Il est vrai que l’externalisation offre l’avantage à l’entité de se libérer de certaines tâches fastidieuses et chronologiques telles que la gestion de la paie…, néanmoins, elle ne garantit pas la stabilité et la sécurité à l’employé recruté. Dans la plupart des cas observés au Tchad, l’entreprise qui souhaite recruter émet son besoin, la diffuse elle-même et se charge de la collecte et du dépouillement des candidatures conformément au profil recherché. Elle retiendra par la suite un candidat pour le poste. Cet après déroulement de tout ce processus de recrutement qu’intervient le rôle de l’organisme en charge d’externalisation. Il consiste à proposer un contrat de travail généralement à durée déterminé allant de 1 à 6 mois maximum renouvelable au nouvel employé en son nom en lieu et place de celui de la multinationale pour qu’il exercera. Les employés recrutés par ce canal ne bénéficient pas, le plus souvent, des mêmes avantages que ceux liés à la multinationale par des contrats directs et ne sont parfois pas déclarés à la Caisse Nationale de Prévoyance Sociale (CNPS) par l’organisme en charge d’externalisation. Cette pratique met ces employés dans une situation d’inconfort, car ceux-ci ne peuvent effectuer la moindre réclamation de peur que leur contrat soit résilié.

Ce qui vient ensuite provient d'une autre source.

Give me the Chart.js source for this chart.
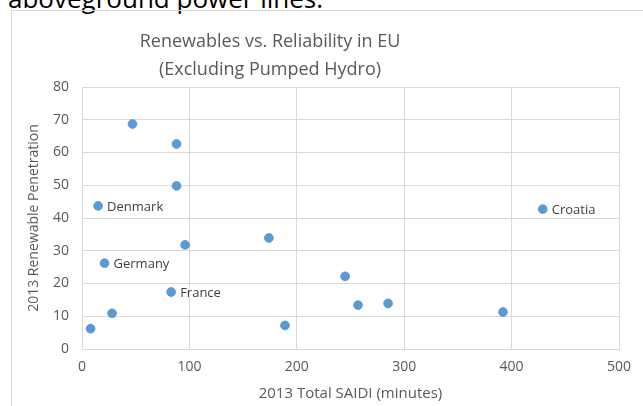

Le sens du mot employeur change de camps ici, du fait que l’employé n’est pas lié par un contrat avec la multinationale directement, mais plutôt avec l’organisme en charge d’externalisation. Une quelconque revendication de la part de l’employé recruté présenterait un risque de voir son contrat résilié à tout moment. Il arrive que des employés se plaignent de leur situation après 1 an ou 2 ans de service, l’entreprise leur propose une résiliation du contrat avec le sous-traitant et d’aller le faire signer un nouveau avec un autre qui traite mieux, et avec ce jeu de changement de sous-traitant, un employé peut se retrouver avec presque 8 à 9 ans de travail sur la base d’un contrat de sous-traitance à durée déterminée sans aucune proposition d’un contrat à durée indéterminée à l’employé comme le prévoit le code du travail en son article 59 qui dispose « le contrat de travail à durée déterminée est un contrat comportant un terme certain, fixé, d’avance et d’accord parties. Il est obligatoirement écrit. Sa durée ne peut excéder deux ans, renouvelable une seule fois. Toutefois, des contrats de courte durée peuvent être conclus et renouvelés plus d’une fois, à condition que leur durée totale ne dépasse pas deux ans ».

S’agissant de la légalité des opérations de placements, l’article 6 du décret 92-471 1992-09-10 PR/MFPT portant restructuration et changement de dénomination de l’Office National de la Main-d’œuvre (ONAMO) « L’office national pour la promotion de l’emploi (ONAPE) est le seul service habilité à procéder à des opérations de placement sur l’ensemble du territoire. Il peut néanmoins au terme de certaines conventions s’assurer du concours de certaines administrations et organismes pour développer une action partenariale. » et l’article 4 et 6 du décret 96-189 1996-04- 15 PR/MFPT portant déclaration obligatoire des embauches, des offres d’emploi et du personnel dans les entreprises au Tchad disposent respectivement : « tout employeur est tenu de notifier à l’ONAPE toute place vacante dans l’entreprise en indiquant la nature de l’emploi à pourvoir et la qualification professionnelle requise » et « l’Office National pour la Promotion de l’Emploi et ses bureaux sont seuls habilités à procéder à des opérations de placement sur l’ensemble du territoire.» De même que l’article 14 de la convention collective du 12 Décembre 2002 dispose : « Les employeurs font connaître obligatoirement leurs besoins en main-d’œuvre à la direction de l’Office National pour la Promotion de l’Emploi (ONAPE) et affichent, pour information du personnel, les demandes ainsi faites qui précisent les emplois vacants les catégories professionnelles de ces emplois ».

La récente restructuration de la société Millicom Tchad ayant occasionné un contentieux entre celleci et ses ex employés lors du rachat de la branche Tigo Tchad par Maroc Telecom va encore plus conduire ses multinationales à user et abuser de cette pratique pour recruter des employés sans voix et facile à mettre à la porte. Au regard de ces dispositions, convenez qu’il est question de mauvaise volonté dans l’application des textes. Nous recommandons donc à l’Etat de diligenter des missions de vérification au sein de ces entreprises de placement, l’objectif sera d’avoir une assurance absolue quant au respect des obligations en matière du droit de travail, de déclaration et d’immatriculation des employés et l’ouverture de leurs droits aux prestations familiales auprès de la CNPS. Il incombe aussi à l’Etat à travers le ministère de la fonction publique, du travail et du dialogue social la responsabilité de se saisir de cette question et règlementer ou bannir cette pratique, actualiser le code du travail et l’adopter aux évolutions du monde et des modes de travail afin que les employés puissent retrouver leur dignité et exercer sans crainte des ruptures abusives des contrats de travail.